The siege of Tripoli occurred in 1551 when the Ottoman Turks and Barbary pirates besieged and vanquished the Knights of Malta in the Red Castle of Tripoli, modern Libya. The Spanish had established an outpost in Tripoli in 1510, and Charles V remitted it to the Knights in 1530. The siege culminated in a six-day bombardment and the surrender of the city on 15 August.

The siege of Tripoli was successive to an earlier attack on Malta in July, which was repelled, and the successful invasion of Gozo, in which 5,000 Christian captives were taken and brought on galleys to the location of Tripoli.

Siege

The city was under the command of Fra' Gaspard de Vallier, with thirty knights and 630 Italian and Sicilian mercenaries. The Ottomans had a base since 1531 in the city of Tajura, 20 kilometers to the east, where Khayr al-Din had been based. The Ottomans encircled the fort, and established 3 batteries of 12 guns each.

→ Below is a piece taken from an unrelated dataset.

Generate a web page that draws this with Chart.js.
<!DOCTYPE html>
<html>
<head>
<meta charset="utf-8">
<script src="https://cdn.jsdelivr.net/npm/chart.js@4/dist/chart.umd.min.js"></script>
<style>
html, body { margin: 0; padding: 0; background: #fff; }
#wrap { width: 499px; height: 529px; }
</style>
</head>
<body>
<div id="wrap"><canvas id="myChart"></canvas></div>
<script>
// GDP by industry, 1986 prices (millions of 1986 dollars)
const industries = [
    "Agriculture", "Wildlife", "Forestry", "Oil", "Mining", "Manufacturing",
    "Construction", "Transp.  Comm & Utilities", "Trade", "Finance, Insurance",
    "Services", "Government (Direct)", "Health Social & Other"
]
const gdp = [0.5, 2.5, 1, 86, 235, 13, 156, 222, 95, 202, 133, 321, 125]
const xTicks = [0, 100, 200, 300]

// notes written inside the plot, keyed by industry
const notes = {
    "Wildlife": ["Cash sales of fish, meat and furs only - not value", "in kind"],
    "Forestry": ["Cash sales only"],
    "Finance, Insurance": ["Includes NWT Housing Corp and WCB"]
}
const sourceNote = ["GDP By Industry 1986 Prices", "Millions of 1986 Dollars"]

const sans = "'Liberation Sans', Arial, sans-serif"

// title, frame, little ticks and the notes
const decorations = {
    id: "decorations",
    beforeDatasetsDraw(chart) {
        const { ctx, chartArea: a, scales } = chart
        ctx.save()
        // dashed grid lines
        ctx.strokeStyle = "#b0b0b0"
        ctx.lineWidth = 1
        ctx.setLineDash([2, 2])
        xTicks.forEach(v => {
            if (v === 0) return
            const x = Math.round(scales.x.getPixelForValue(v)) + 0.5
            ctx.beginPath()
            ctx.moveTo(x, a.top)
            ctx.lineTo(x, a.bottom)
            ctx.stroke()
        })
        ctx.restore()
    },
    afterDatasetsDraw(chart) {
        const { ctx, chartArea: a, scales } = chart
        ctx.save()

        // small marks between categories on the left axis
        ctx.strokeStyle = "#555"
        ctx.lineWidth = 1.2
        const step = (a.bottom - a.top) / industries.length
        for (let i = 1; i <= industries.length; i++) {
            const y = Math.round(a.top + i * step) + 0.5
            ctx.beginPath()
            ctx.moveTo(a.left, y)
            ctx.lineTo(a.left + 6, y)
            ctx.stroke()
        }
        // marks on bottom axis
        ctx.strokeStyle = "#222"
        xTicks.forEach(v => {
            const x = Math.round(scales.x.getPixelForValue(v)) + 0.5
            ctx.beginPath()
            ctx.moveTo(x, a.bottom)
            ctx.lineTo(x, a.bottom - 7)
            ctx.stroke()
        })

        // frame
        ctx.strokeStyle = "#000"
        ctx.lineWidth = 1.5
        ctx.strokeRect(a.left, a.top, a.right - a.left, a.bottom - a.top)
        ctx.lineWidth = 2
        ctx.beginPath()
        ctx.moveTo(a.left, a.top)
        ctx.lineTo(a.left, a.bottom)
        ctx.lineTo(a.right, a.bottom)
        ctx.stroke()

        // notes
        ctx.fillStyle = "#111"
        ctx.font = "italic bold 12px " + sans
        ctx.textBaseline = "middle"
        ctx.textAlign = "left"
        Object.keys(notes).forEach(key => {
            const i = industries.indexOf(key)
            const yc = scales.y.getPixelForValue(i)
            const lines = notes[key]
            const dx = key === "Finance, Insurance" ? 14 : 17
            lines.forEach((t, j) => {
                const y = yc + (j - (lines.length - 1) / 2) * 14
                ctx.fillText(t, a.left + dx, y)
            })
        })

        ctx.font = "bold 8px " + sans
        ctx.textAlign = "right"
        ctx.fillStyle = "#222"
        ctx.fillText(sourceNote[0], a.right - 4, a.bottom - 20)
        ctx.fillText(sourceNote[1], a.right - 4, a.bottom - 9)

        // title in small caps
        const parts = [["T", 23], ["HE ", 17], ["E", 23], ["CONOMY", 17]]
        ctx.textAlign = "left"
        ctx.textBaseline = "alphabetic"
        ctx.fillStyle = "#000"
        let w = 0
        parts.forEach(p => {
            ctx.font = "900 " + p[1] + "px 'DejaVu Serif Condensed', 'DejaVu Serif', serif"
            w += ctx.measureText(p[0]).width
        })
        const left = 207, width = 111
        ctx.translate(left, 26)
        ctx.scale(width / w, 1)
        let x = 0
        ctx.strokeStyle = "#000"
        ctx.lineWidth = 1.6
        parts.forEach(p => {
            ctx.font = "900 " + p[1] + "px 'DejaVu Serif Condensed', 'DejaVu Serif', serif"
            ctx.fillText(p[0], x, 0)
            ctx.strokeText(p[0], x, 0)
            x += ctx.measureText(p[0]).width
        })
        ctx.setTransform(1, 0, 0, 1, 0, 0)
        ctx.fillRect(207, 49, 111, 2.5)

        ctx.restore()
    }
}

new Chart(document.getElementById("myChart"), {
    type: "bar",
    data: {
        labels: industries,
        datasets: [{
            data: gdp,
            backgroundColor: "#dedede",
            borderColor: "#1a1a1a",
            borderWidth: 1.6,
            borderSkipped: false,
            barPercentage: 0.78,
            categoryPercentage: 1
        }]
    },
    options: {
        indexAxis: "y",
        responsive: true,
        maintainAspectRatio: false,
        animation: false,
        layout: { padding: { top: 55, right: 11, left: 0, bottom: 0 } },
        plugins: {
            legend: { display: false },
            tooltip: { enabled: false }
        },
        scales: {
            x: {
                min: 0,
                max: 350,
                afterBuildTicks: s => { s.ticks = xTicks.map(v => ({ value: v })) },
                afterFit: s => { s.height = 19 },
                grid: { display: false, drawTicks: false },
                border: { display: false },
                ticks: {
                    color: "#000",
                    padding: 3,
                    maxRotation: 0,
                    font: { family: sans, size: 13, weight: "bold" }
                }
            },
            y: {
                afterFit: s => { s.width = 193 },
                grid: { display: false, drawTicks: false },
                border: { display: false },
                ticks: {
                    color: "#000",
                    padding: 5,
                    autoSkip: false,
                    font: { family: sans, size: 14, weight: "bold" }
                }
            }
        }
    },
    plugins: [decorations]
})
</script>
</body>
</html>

The French Ambassador to the Ottoman Empire, Gabriel d'Aramon, joined the Ottoman fleet at Tripoli, with two galleys and a galliot, The declared mission of the ambassador was to dissuade the Ottomans from capturing the city, at the request of the Grand Master of Malta, as Malta was not identified as an enemy in the Franco-Ottoman alliance against the Habsburgs. According to later reports, when Sinan Pasha (Sinanüddin Yusuf Pasha) and Dragut refused to lift the siege, on grounds that they were under order to eradicate the Knights of Malta from the African continent, d'Aramon threatened to sail to Constantinople to appeal to Sultan Suleiman, but he was then barred from leaving the city until the end of the siege.

Soon the soldiers in the fort mutinied, and negotiation for surrender started. The city was captured on 15 August 1551 by Sinan Pasha after six days of bombardment. The Knights, many of them French, were returned to Malta upon the intervention of the French ambassador, and shipped on board his galleys, while the mercenaries were enslaved. (some authors say 200 men were freed). Murād Agha, the Ottoman commander of Tajura since 1536, was named as the Pashalik of the city.

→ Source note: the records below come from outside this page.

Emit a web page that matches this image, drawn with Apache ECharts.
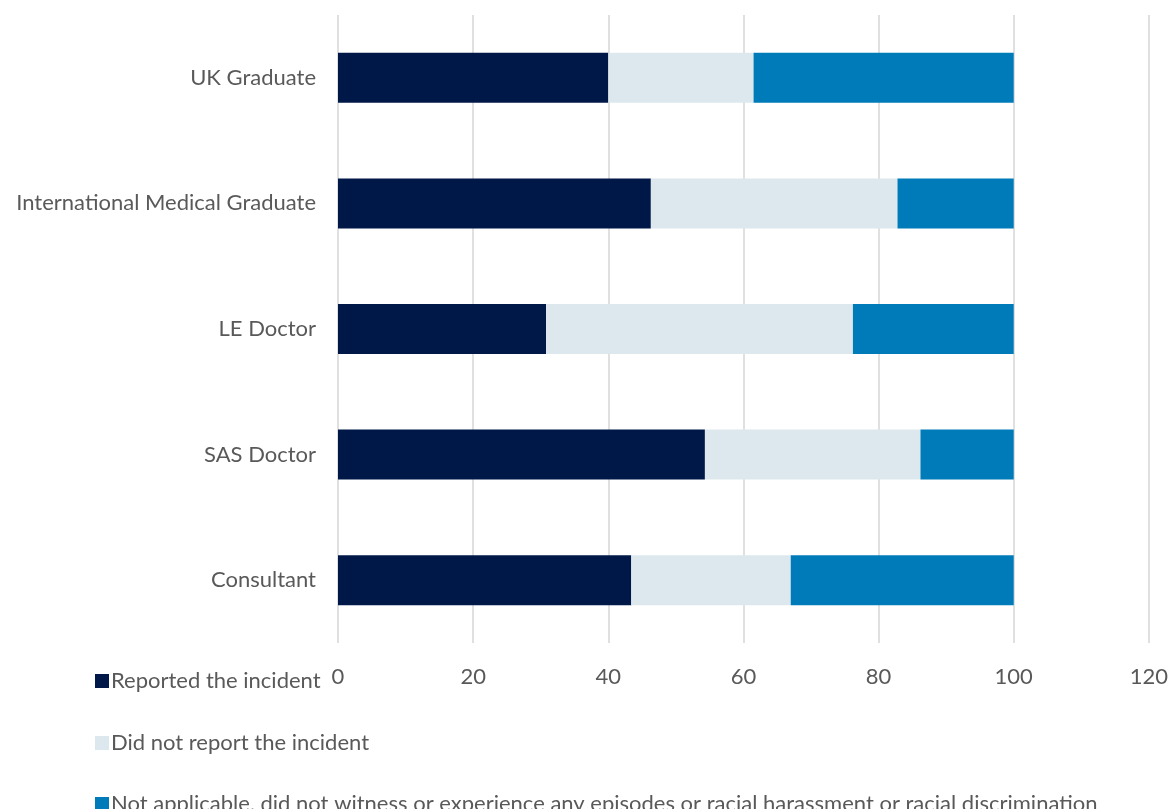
<!DOCTYPE html>
<html>
<head>
<meta charset="utf-8">
<script src="https://cdn.jsdelivr.net/npm/echarts@6/dist/echarts.min.js"></script>
<style>
  html, body { margin: 0; padding: 0; background: #fff; }
  #chart { width: 1171px; height: 809px; }
</style>
</head>
<body>
<div id="chart"></div>
<script>
// Respondent groups, top to bottom
const categories = ['UK Graduate', 'International Medical Graduate', 'LE Doctor', 'SAS Doctor', 'Consultant'];

// Percentages per group
const reported    = [40.0, 46.3, 30.8, 54.3, 43.4];
const notReported = [21.5, 36.5, 45.4, 31.9, 23.6];
const notApplicable = [38.5, 17.2, 23.8, 13.8, 33.0];

const seriesNames = [
  'Reported the incident',
  'Did not report the incident',
  'Not applicable, did not witness or experience any episodes or racial harassment or racial discrimination'
];

const xTicks = { min: 0, max: 120, interval: 20 };

const FONT = 'Lato, "Open Sans", sans-serif';
const FS = 22;
const TEXT = '#595959';
const colors = ['#001848', '#dde8ee', '#007bba'];

const chart = echarts.init(document.getElementById('chart'));

const makeSeries = (name, data, i) => ({
  name,
  type: 'bar',
  stack: 'total',
  data,
  barWidth: 50,
  itemStyle: { color: colors[i] },
  emphasis: { disabled: true }
});

// One legend block per entry so each sits on its own row
const legendTops = [665, 727, 788];
const legends = seriesNames.map((name, i) => ({
  orient: 'horizontal',
  left: 90,
  top: legendTops[i],
  itemWidth: 14,
  itemHeight: 14,
  itemGap: 0,
  icon: 'rect',
  selectedMode: false,
  textStyle: { fontFamily: FONT, fontSize: FS, color: TEXT, padding: [0, 0, 0, -3] },
  data: [name]
}));

chart.setOption({
  animation: false,
  textStyle: { fontFamily: FONT },
  grid: { left: 338, right: 22, top: 15, bottom: 166, containLabel: false },
  legend: legends,
  xAxis: {
    type: 'value',
    min: xTicks.min,
    max: xTicks.max,
    interval: xTicks.interval,
    axisLine: { show: false },
    axisTick: { show: false },
    axisLabel: { fontFamily: FONT, fontSize: FS, color: TEXT, margin: 23 },
    splitLine: { show: true, lineStyle: { color: '#d6d6d6', width: 1.5 } }
  },
  yAxis: {
    type: 'category',
    inverse: true,
    data: categories,
    axisLine: { show: false },
    axisTick: { show: false },
    axisLabel: { fontFamily: FONT, fontSize: FS, color: TEXT, margin: 22 }
  },
  series: [
    makeSeries(seriesNames[0], reported, 0),
    makeSeries(seriesNames[1], notReported, 1),
    makeSeries(seriesNames[2], notApplicable, 2)
  ]
});
</script>
</body>
</html>
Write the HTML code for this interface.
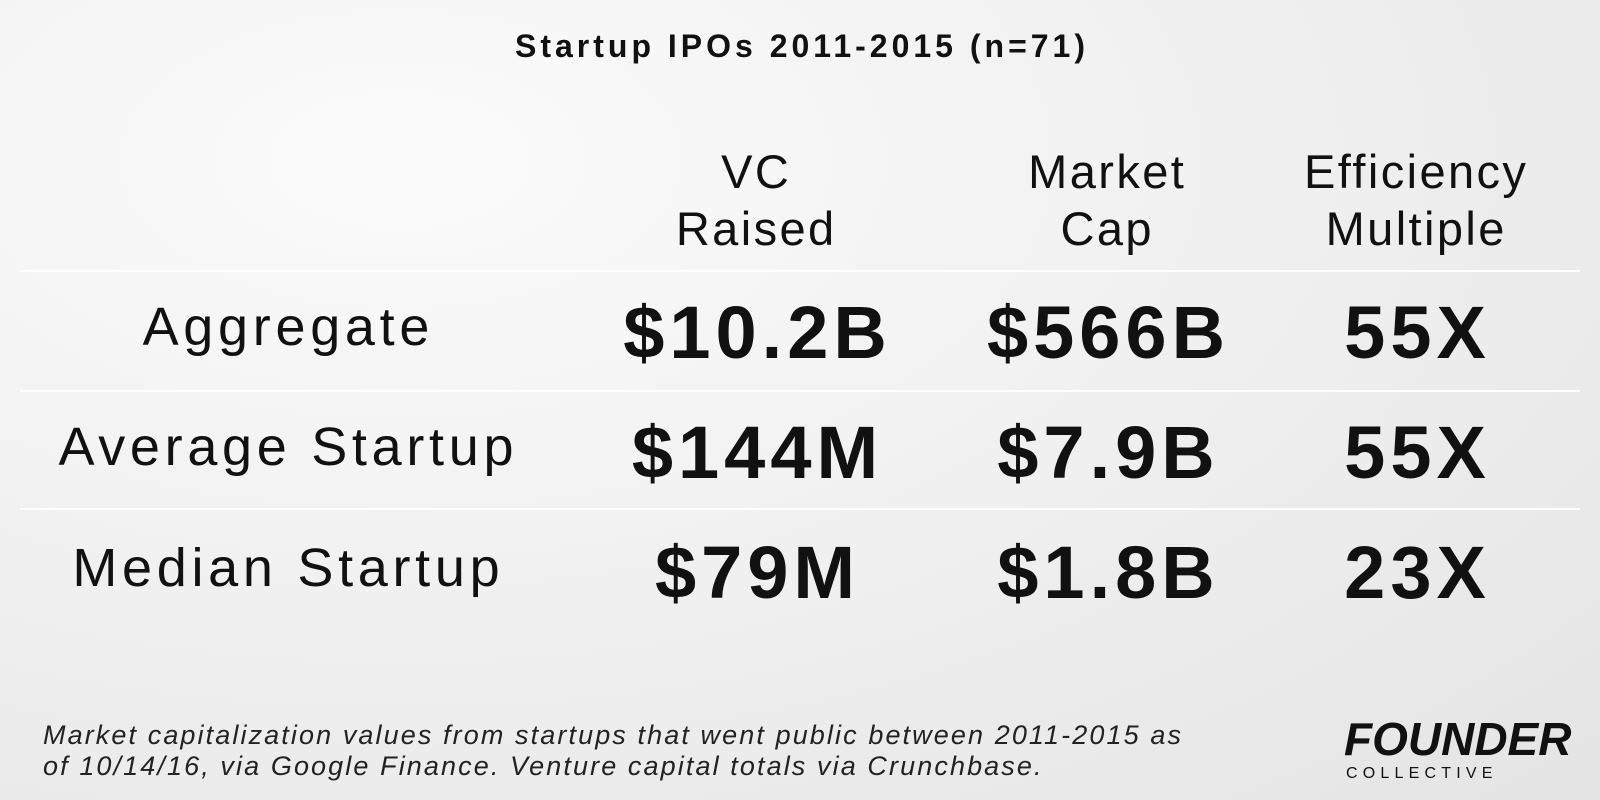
<!DOCTYPE html>
<html><head><style>
body{margin:0;width:1600px;height:800px;overflow:hidden;font-family:"Liberation Sans",sans-serif;color:#111;
background:radial-gradient(ellipse at 25% 20%,#fbfbfb 0%,#f0f0f0 50%,#e4e4e4 100%);position:relative}
.t{position:absolute;white-space:nowrap;transform:translate(-50%,-50%);line-height:1}
.title{left:800px;top:46px;font-size:32px;font-weight:bold;letter-spacing:4px;padding-left:4px}
.h{font-size:47px;text-align:center;line-height:57px;letter-spacing:2.4px;padding-left:2.4px}
.l{font-size:54px;letter-spacing:4.7px;padding-left:4.7px}
.v{font-size:74px;font-weight:bold;letter-spacing:5px;padding-left:5px}
.line{position:absolute;left:20px;width:1560px;height:2px;background:#fff}
.foot{position:absolute;left:43px;top:720px;font-size:27px;font-style:italic;line-height:31px;color:#222;letter-spacing:2.1px}
</style></head><body>
<div class="t title">Startup IPOs 2011-2015 (n=71)</div>
<div class="t h" style="left:755px;top:200px">VC<br>Raised</div>
<div class="t h" style="left:1106px;top:200px">Market<br>Cap</div>
<div class="t h" style="left:1415px;top:200px">Efficiency<br>Multiple</div>
<div class="line" style="top:270px"></div>
<div class="line" style="top:390px"></div>
<div class="line" style="top:508px"></div>
<div class="t l" style="left:286px;top:327px">Aggregate</div>
<div class="t l" style="left:286px;top:447px">Average Startup</div>
<div class="t l" style="left:286px;top:568px">Median Startup</div>
<div class="t v" style="left:755px;top:333px">$10.2B</div>
<div class="t v" style="left:1106px;top:333px">$566B</div>
<div class="t v" style="left:1415px;top:333px">55X</div>
<div class="t v" style="left:755px;top:453px">$144M</div>
<div class="t v" style="left:1106px;top:453px">$7.9B</div>
<div class="t v" style="left:1415px;top:453px">55X</div>
<div class="t v" style="left:755px;top:573px">$79M</div>
<div class="t v" style="left:1106px;top:573px">$1.8B</div>
<div class="t v" style="left:1415px;top:573px">23X</div>
<div class="foot">Market capitalization values from startups that went public between 2011-2015 as<br>of 10/14/16, via Google Finance. Venture capital totals via Crunchbase.</div>
<div style="position:absolute;left:1344px;top:716px;font-size:46px;font-weight:bold;font-style:italic;line-height:1">FOUNDER</div>
<div style="position:absolute;left:1346px;top:766px;font-size:16px;letter-spacing:5.2px;line-height:1">COLLECTIVE</div>
</body></html>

Nicolas de Villegagnon, the future explorer of Brazil, was present at the siege of Tripoli in 1551, and wrote an account about it in 1553.

Aftermath

From Malta, d'Aramon wrote a letter about his intervention to Henry II. The role of d'Aramon was widely criticized by Charles V and Julius III on suspicion that he had encouraged the Ottomans to take the city. It appeared that d'Aramon had participated in the victory banquet of the Ottomans, raising further suspicions about his role in the siege, and leading to claims by Charles V that France participated in the siege. In any instance, d'Aramon had a special relationship with the Ottomans, and was clearly aware that the fall of Tripoli represented a major setback for Charles V.

Upon his return to Malta, Gaspard de Vallier was heavily criticized by the Grand Master Juan de Homedes y Coscon who wished to assign all the blame for the defeat on him. He was brought in front of a tribunal, and stripped from the habit and cross of the Order. He had been however staunchly defended by Nicolas de Villegagnon, who exposed the duplicity of de Homedes.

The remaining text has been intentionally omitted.